Carl-Gustav Jung fustigait le réductionnisme en constant que l’étude des cathédrales gothiques fait partie de la minéralogie puisqu’elles sont faites en pierres ! « Ce n’est pas l’encre qui fait l’écriture, mais c’est la voix, la vérité solitaire de la voix, l’hémorragie de vérité au ventre de la voix [4] ».

Les débats actuels sur le mind-body problem ont malheureusement oublié la mise au point, par certains côté définitives de Bergson, lors d’un débat mémorable à la Société Françise de Philosophie, sur les errements de la conception positiviste réductionniste : il a montré que l’on ne peut expliquer un niveau de réalité supérieure comme la religion par une réalité inférieure comme l’organisme [5].

Ses inconvénients ne sont pas moindres dont le premier est la perte du sens, du moins d’une partie du sens. Là-dessus, Dominique Lambert me semble imprécis : selon lui, « la vision réductionniste évacue la question du sens [6] ». Mais qu’entend-il par sens, notion qu’il ne définit jamais ? Si le sens s’identifie à la finalité, en effet, le réductionnisme est « insignifiant », rend la réalité dénuée de sens. En revanche, si le sens est synonyme de signification, le réductionnisme explique la réalité à partir des causes formelle, matérielle et même, d’un certain point de vue efficiente (plutôt mécaniste). C’est d’ailleurs ce qu’affirme Lambert lorsqu’il accepte que le réductionnisme conserve une charge ontologique : « la science contemporaine […] atteint effectivement la réalité », même si elle « ne la saisit que par un regard qui la décompose et la réduit suivant une hiérarchie unifiée de niveaux s’emboîtant les uns dans les autres [7] ». Il semble au fond que Lambert définit le réductionnisme comme le postulat d’une réduction du sens au seul scientifique, le refus totalitaire d’une pluralité de discours notamment méta-scientifiques sur le réel.

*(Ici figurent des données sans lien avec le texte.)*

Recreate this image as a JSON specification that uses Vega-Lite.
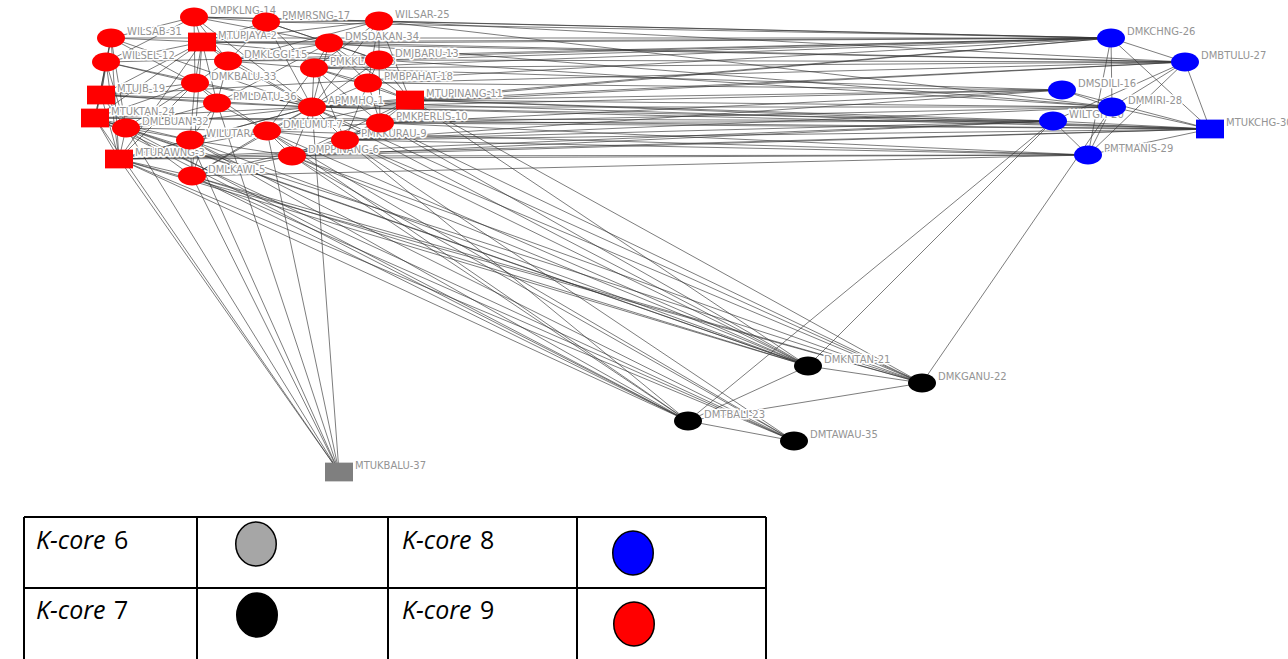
{
"$schema": "https://vega.github.io/schema/vega-lite/v6.json",
"width": 1288, "height": 659, "padding": 0,
"autosize": {"type": "fit", "contains": "padding"},
"background": "white",
"config": {"view": {"stroke": null}},
"datasets": {
"nodes": [
{"n":14,"name":"DMPKLNG-14","x":194,"y":17,"core":9,"form":"oval"},
{"n":17,"name":"PMMRSNG-17","x":266,"y":22,"core":9,"form":"oval"},
{"n":25,"name":"WILSAR-25","x":379,"y":21,"core":9,"form":"oval"},
{"n":31,"name":"WILSAB-31","x":111,"y":38,"core":9,"form":"oval"},
{"n":2,"name":"MTUPJAYA-2","x":202,"y":42,"core":9,"form":"box"},
{"n":34,"name":"DMSDAKAN-34","x":329,"y":43,"core":9,"form":"oval"},
{"n":15,"name":"DMKLGGI-15","x":228,"y":61,"core":9,"form":"oval"},
{"n":13,"name":"DMJBARU-13","x":379,"y":60,"core":9,"form":"oval"},
{"n":12,"name":"WILSEL-12","x":106,"y":62,"core":9,"form":"oval"},
{"n":8,"name":"PMKKLANG-8","x":314,"y":68,"core":9,"form":"oval"},
{"n":33,"name":"DMKBALU-33","x":195,"y":83,"core":9,"form":"oval"},
{"n":18,"name":"PMBPAHAT-18","x":368,"y":83,"core":9,"form":"oval"},
{"n":19,"name":"MTUJB-19","x":101,"y":95,"core":9,"form":"box"},
{"n":36,"name":"PMLDATU-36","x":217,"y":103,"core":9,"form":"oval"},
{"n":1,"name":"APMMHQ-1","x":312,"y":107,"core":9,"form":"oval"},
{"n":11,"name":"MTUPINANG-11","x":410,"y":100,"core":9,"form":"box"},
{"n":24,"name":"MTUKTAN-24","x":95,"y":118,"core":9,"form":"box"},
{"n":10,"name":"PMKPERLIS-10","x":380,"y":123,"core":9,"form":"oval"},
{"n":32,"name":"DMLBUAN-32","x":126,"y":128,"core":9,"form":"oval"},
{"n":4,"name":"WILUTARA-4","x":190,"y":140,"core":9,"form":"oval"},
{"n":7,"name":"DMLUMUT-7","x":267,"y":131,"core":9,"form":"oval"},
{"n":9,"name":"PMKKURAU-9","x":345,"y":140,"core":9,"form":"oval"},
{"n":3,"name":"MTURAWNG-3","x":119,"y":159,"core":9,"form":"box"},
{"n":6,"name":"DMPPINANG-6","x":292,"y":156,"core":9,"form":"oval"},
{"n":5,"name":"DMLKAWI-5","x":192,"y":176,"core":9,"form":"oval"},
{"n":26,"name":"DMKCHNG-26","x":1111,"y":38,"core":8,"form":"oval"},
{"n":27,"name":"DMBTULU-27","x":1185,"y":62,"core":8,"form":"oval"},
{"n":16,"name":"DMSDILI-16","x":1062,"y":90,"core":8,"form":"oval"},
{"n":28,"name":"DMMIRI-28","x":1112,"y":107,"core":8,"form":"oval"},
{"n":20,"name":"WILTGH-20","x":1053,"y":121,"core":8,"form":"oval"},
{"n":30,"name":"MTUKCHG-30","x":1210,"y":129,"core":8,"form":"box"},
{"n":29,"name":"PMTMANIS-29","x":1088,"y":155,"core":8,"form":"oval"},
{"n":21,"name":"DMKNTAN-21","x":808,"y":366,"core":7,"form":"oval"},
{"n":22,"name":"DMKGANU-22","x":922,"y":383,"core":7,"form":"oval"},
{"n":23,"name":"DMTBALI-23","x":688,"y":421,"core":7,"form":"oval"},
{"n":35,"name":"DMTAWAU-35","x":794,"y":441,"core":7,"form":"oval"},
{"n":37,"name":"MTUKBALU-37","x":339,"y":472,"core":6,"form":"box"}
],
"edges": [
{"s":1,"t":2},{"s":1,"t":3},{"s":1,"t":4},{"s":1,"t":5},{"s":1,"t":6},{"s":1,"t":7},{"s":1,"t":8},{"s":1,"t":9},{"s":1,"t":10},{"s":1,"t":11},{"s":1,"t":12},{"s":1,"t":13},{"s":1,"t":14},{"s":1,"t":15},{"s":1,"t":17},{"s":1,"t":18},{"s":1,"t":19},{"s":1,"t":24},{"s":1,"t":25},{"s":1,"t":31},{"s":1,"t":32},{"s":1,"t":33},{"s":1,"t":34},{"s":1,"t":36},
{"s":2,"t":3},{"s":2,"t":5},{"s":2,"t":12},{"s":2,"t":13},{"s":2,"t":14},{"s":2,"t":15},{"s":2,"t":17},{"s":2,"t":19},{"s":2,"t":24},{"s":2,"t":25},{"s":2,"t":31},{"s":2,"t":33},{"s":2,"t":34},{"s":2,"t":36},
{"s":3,"t":4},{"s":3,"t":5},{"s":3,"t":6},{"s":3,"t":7},{"s":3,"t":12},{"s":3,"t":19},{"s":3,"t":24},{"s":3,"t":31},{"s":3,"t":32},{"s":3,"t":33},
{"s":5,"t":4},{"s":5,"t":6},{"s":5,"t":7},{"s":5,"t":9},{"s":5,"t":32},{"s":5,"t":36},
{"s":6,"t":4},{"s":6,"t":7},{"s":6,"t":9},{"s":6,"t":10},{"s":6,"t":11},
{"s":7,"t":4},{"s":7,"t":8},{"s":7,"t":9},{"s":7,"t":10},{"s":7,"t":11},{"s":7,"t":32},{"s":7,"t":33},{"s":7,"t":36},
{"s":8,"t":9},{"s":8,"t":10},{"s":8,"t":11},{"s":8,"t":13},{"s":8,"t":15},{"s":8,"t":17},{"s":8,"t":18},{"s":8,"t":25},{"s":8,"t":34},
{"s":9,"t":10},{"s":9,"t":11},{"s":9,"t":18},
{"s":10,"t":11},{"s":10,"t":13},{"s":10,"t":18},
{"s":11,"t":13},{"s":11,"t":18},{"s":11,"t":25},{"s":11,"t":34},
{"s":12,"t":14},{"s":12,"t":19},{"s":12,"t":24},{"s":12,"t":31},{"s":12,"t":32},{"s":12,"t":33},
{"s":13,"t":15},{"s":13,"t":17},{"s":13,"t":18},{"s":13,"t":25},{"s":13,"t":34},
{"s":14,"t":15},{"s":14,"t":17},{"s":14,"t":25},{"s":14,"t":31},{"s":14,"t":33},{"s":14,"t":34},
{"s":15,"t":17},{"s":15,"t":25},{"s":15,"t":33},{"s":15,"t":34},{"s":15,"t":36},
{"s":17,"t":25},{"s":17,"t":34},{"s":18,"t":25},{"s":18,"t":34},
{"s":19,"t":24},{"s":19,"t":31},{"s":19,"t":32},{"s":19,"t":33},{"s":19,"t":36},
{"s":24,"t":4},{"s":24,"t":31},{"s":24,"t":32},{"s":24,"t":33},
{"s":31,"t":32},{"s":31,"t":33},{"s":32,"t":4},{"s":32,"t":33},{"s":32,"t":36},{"s":33,"t":4},{"s":33,"t":36},{"s":36,"t":4},{"s":36,"t":34},
{"s":25,"t":26},{"s":34,"t":26},{"s":2,"t":26},{"s":31,"t":26},{"s":14,"t":26},{"s":17,"t":26},{"s":13,"t":26},{"s":8,"t":26},{"s":11,"t":26},{"s":1,"t":26},{"s":15,"t":26},{"s":12,"t":26},{"s":19,"t":26},
{"s":25,"t":27},{"s":34,"t":27},{"s":13,"t":27},{"s":18,"t":27},{"s":11,"t":27},{"s":1,"t":27},{"s":2,"t":27},{"s":8,"t":27},
{"s":11,"t":16},{"s":18,"t":16},{"s":10,"t":16},{"s":1,"t":16},{"s":8,"t":16},{"s":9,"t":16},
{"s":11,"t":28},{"s":13,"t":28},{"s":25,"t":28},{"s":34,"t":28},{"s":10,"t":28},{"s":9,"t":28},{"s":1,"t":28},
{"s":10,"t":20},{"s":9,"t":20},{"s":11,"t":20},{"s":6,"t":20},{"s":1,"t":20},{"s":3,"t":20},{"s":24,"t":20},
{"s":11,"t":30},{"s":10,"t":30},{"s":9,"t":30},{"s":6,"t":30},{"s":1,"t":30},{"s":3,"t":30},{"s":24,"t":30},{"s":19,"t":30},
{"s":6,"t":29},{"s":9,"t":29},{"s":10,"t":29},{"s":3,"t":29},{"s":5,"t":29},{"s":7,"t":29},
{"s":3,"t":21},{"s":24,"t":21},{"s":5,"t":21},{"s":6,"t":21},{"s":9,"t":21},{"s":10,"t":21},{"s":7,"t":21},{"s":4,"t":21},{"s":11,"t":21},{"s":1,"t":21},{"s":32,"t":21},
{"s":3,"t":22},{"s":5,"t":22},{"s":6,"t":22},{"s":9,"t":22},{"s":10,"t":22},{"s":11,"t":22},{"s":24,"t":22},{"s":1,"t":22},
{"s":3,"t":23},{"s":5,"t":23},{"s":24,"t":23},{"s":6,"t":23},{"s":7,"t":23},{"s":4,"t":23},{"s":32,"t":23},{"s":9,"t":23},
{"s":3,"t":35},{"s":5,"t":35},{"s":6,"t":35},{"s":9,"t":35},{"s":24,"t":35},{"s":4,"t":35},{"s":7,"t":35},
{"s":3,"t":37},{"s":24,"t":37},{"s":5,"t":37},{"s":4,"t":37},{"s":32,"t":37},{"s":7,"t":37},{"s":1,"t":37},{"s":36,"t":37},
{"s":23,"t":21},{"s":23,"t":22},{"s":22,"t":21},{"s":23,"t":35},{"s":23,"t":20},{"s":21,"t":20},{"s":22,"t":28},
{"s":26,"t":28},{"s":26,"t":27},{"s":26,"t":30},{"s":27,"t":30},{"s":28,"t":29},{"s":26,"t":29},{"s":27,"t":29},{"s":20,"t":27},{"s":16,"t":30},{"s":20,"t":30},{"s":29,"t":30},{"s":28,"t":30},{"s":28,"t":27},{"s":20,"t":29},{"s":16,"t":28}
],
"grid": [
{"x":24,"y":517,"x2":766,"y2":517},
{"x":24,"y":588,"x2":766,"y2":588},
{"x":24,"y":517,"x2":24,"y2":659},
{"x":197,"y":517,"x2":197,"y2":659},
{"x":388,"y":517,"x2":388,"y2":659},
{"x":577,"y":517,"x2":577,"y2":659},
{"x":766,"y":517,"x2":766,"y2":659}
],
"keys": [
{"k":6,"label":"K-core","num":"6","x":36,"y":541,"sx":256,"sy":544},
{"k":7,"label":"K-core","num":"7","x":36,"y":611,"sx":257,"sy":615},
{"k":8,"label":"K-core","num":"8","x":402,"y":541,"sx":633,"sy":553},
{"k":9,"label":"K-core","num":"9","x":402,"y":611,"sx":634,"sy":624}
]
},
"encoding": {
"x": {"field": "x", "type": "quantitative", "scale": {"domain": [0, 1288], "nice": false, "zero": false}, "axis": null},
"y": {"field": "y", "type": "quantitative", "scale": {"domain": [0, 659], "nice": false, "zero": false, "reverse": true}, "axis": null}
},
"layer": [
{
"data": {"name": "edges"},
"transform": [
{"lookup": "s", "from": {"data": {"name": "nodes"}, "key": "n", "fields": ["x", "y"]}},
{"lookup": "t", "from": {"data": {"name": "nodes"}, "key": "n", "fields": ["x", "y"]}, "as": ["x2", "y2"]}
],
"mark": {"type": "rule", "stroke": "#333333", "strokeWidth": 0.8, "opacity": 0.8, "clip": true},
"encoding": {"x2": {"field": "x2"}, "y2": {"field": "y2"}}
},
{
"data": {"name": "nodes"},
"mark": {"type": "text", "align": "left", "baseline": "middle", "dx": 16, "dy": -6, "font": "DejaVu Sans", "fontSize": 10, "fill": "white", "stroke": "white", "strokeWidth": 3, "strokeJoin": "round", "clip": true},
"encoding": {"text": {"field": "name"}}
},
{
"data": {"name": "nodes"},
"mark": {"type": "text", "align": "left", "baseline": "middle", "dx": 16, "dy": -6, "font": "DejaVu Sans", "fontSize": 10, "fill": "#949494", "clip": true},
"encoding": {"text": {"field": "name"}}
},
{
"data": {"name": "nodes"},
"mark": {"type": "point", "filled": true, "opacity": 1, "clip": true},
"encoding": {
"color": {"field": "core", "type": "nominal", "scale": {"domain": [6, 7, 8, 9], "range": ["#7f7f7f", "#000000", "#0000ff", "#ff0000"]}, "legend": null},
"shape": {"field": "form", "type": "nominal", "scale": {"domain": ["oval", "box"], "range": ["M -1 0 C -1 -0.37 -0.552 -0.67 0 -0.67 C 0.552 -0.67 1 -0.37 1 0 C 1 0.37 0.552 0.67 0 0.67 C -0.552 0.67 -1 0.37 -1 0 Z", "M -1 -0.67 L 1 -0.67 L 1 0.67 L -1 0.67 Z"]}, "legend": null},
"size": {"value": 784}
}
},
{
"data": {"name": "grid"},
"mark": {"type": "rule", "stroke": "#000000", "strokeWidth": 2, "clip": true},
"encoding": {"x2": {"field": "x2"}, "y2": {"field": "y2"}}
},
{
"data": {"name": "keys"},
"mark": {"type": "point", "filled": true, "opacity": 1, "stroke": "#000000", "strokeWidth": 1.5, "shape": "M -0.92 0 C -0.92 -0.552 -0.508 -1 0 -1 C 0.508 -1 0.92 -0.552 0.92 0 C 0.92 0.552 0.508 1 0 1 C -0.508 1 -0.92 0.552 -0.92 0 Z", "size": 1936, "clip": true},
"encoding": {
"x": {"field": "sx", "type": "quantitative"},
"y": {"field": "sy", "type": "quantitative"},
"fill": {"field": "k", "type": "nominal", "scale": {"domain": [6, 7, 8, 9], "range": ["#a6a6a6", "#000000", "#0000ff", "#ff0000"]}, "legend": null}
}
},
{
"data": {"name": "keys"},
"mark": {"type": "text", "align": "left", "baseline": "middle", "font": "Open Sans", "fontStyle": "italic", "fontSize": 25, "fill": "#000000", "clip": true},
"encoding": {"text": {"field": "label"}}
},
{
"data": {"name": "keys"},
"mark": {"type": "text", "align": "left", "baseline": "middle", "dx": 78, "font": "Open Sans", "fontSize": 25, "fill": "#000000", "clip": true},
"encoding": {"text": {"field": "num"}}
}
]
}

D) Évaluation critique de la thèse

Distinguons dogmatisme absolu et dogmatisme modéré.

1) Côté sujet connaissant

L’homme est un être fini, limité (ce qui est une conséquence de son être de créature) et de plus faillible (ce qui est une conséquence de sa nature mixte, matérielle et spirituelle qui lui fait quémander la vérité dans le procès complexe, onéreux et donc fragile de l’abstraction des idées à partir du sensible, comme nous le verrons bientôt). L’errance fait partie de la condition de l’homme ; de même que personne ne dit cent pour cent d’erreur (ce qui nous invite à rechercher la vérité en tout lieu), de même nul esprit humain n’est infaillible (un saint Thomas a par exemple erré sur l’immaculée conception de Marie, l’épiscopat, ou l’incorruptibilité des astres, pour ne citer que quelques exemples parmi les plus classiques). Et il y a comme un vœu infantile de toute-puissance mal liquidé dans la tentation de systématisme.

2) Côté objet connu

Il y a des réalités par nature insondables et secrètes. C’est déjà le cas par exemple d’évènements futurs qui sont contingents (fera-t-il beau dans un mois à Acapulco où j’ai décidé de partir en vacances ?) ; mais c’est plus encore le cas de ce mystère qu’est le cœur d’une personne qu’aucune psychanalyse n’épuisera jamais. La scolastique aimait répéter à la suite d’Aristote que « l’individu est ineffable ». Aucun concept, la science de toute une vie, de toute l’humanité elle-même ne saurait épuiser la nature d’un individu (même non humain, mais surtout humain). Newton disait modestement : « Sur la vaste plage du savoir, je n’ai considéré qu’un galet ».

Pascal Ide

[1] Dominique Lambert, Sciences et théologie. Les figures d’un dialogue, coll. « Donner raison » n° 4, Bruxelles, éd. Lessius, coll. « Connaître et croire », Namur, Presses Universitaires de Namur, 1999, p. 23.

[2] Cf. Viktor Frankl, La logothérapie et son image de l’homme, trad. Joseph Feisthauer, Paris, Resma Edition, 1974.

[3] Cf. par exemple Platon, Cratyle, 386 a et Théétète, 152 a ; Aristote, Métaphysique, A, 1, 1053 a 35 et surtout K, 6, 1062 b 12-15.

[4] Christian Bobin, L’inespéré, Paris, Gallimard, 1994, p. 38.

[5] Henri Bergson, « Le parallélisme psycho-physique et la métaphysique positive », Mélanges, Paris, p.u.f., p. 463-502.

[6] Ibid., p. 17. Affirmation souvent reprise dans son ouvrage par ailleurs excellent.

[7] Ibid., p. 25. Souligné dans le texte.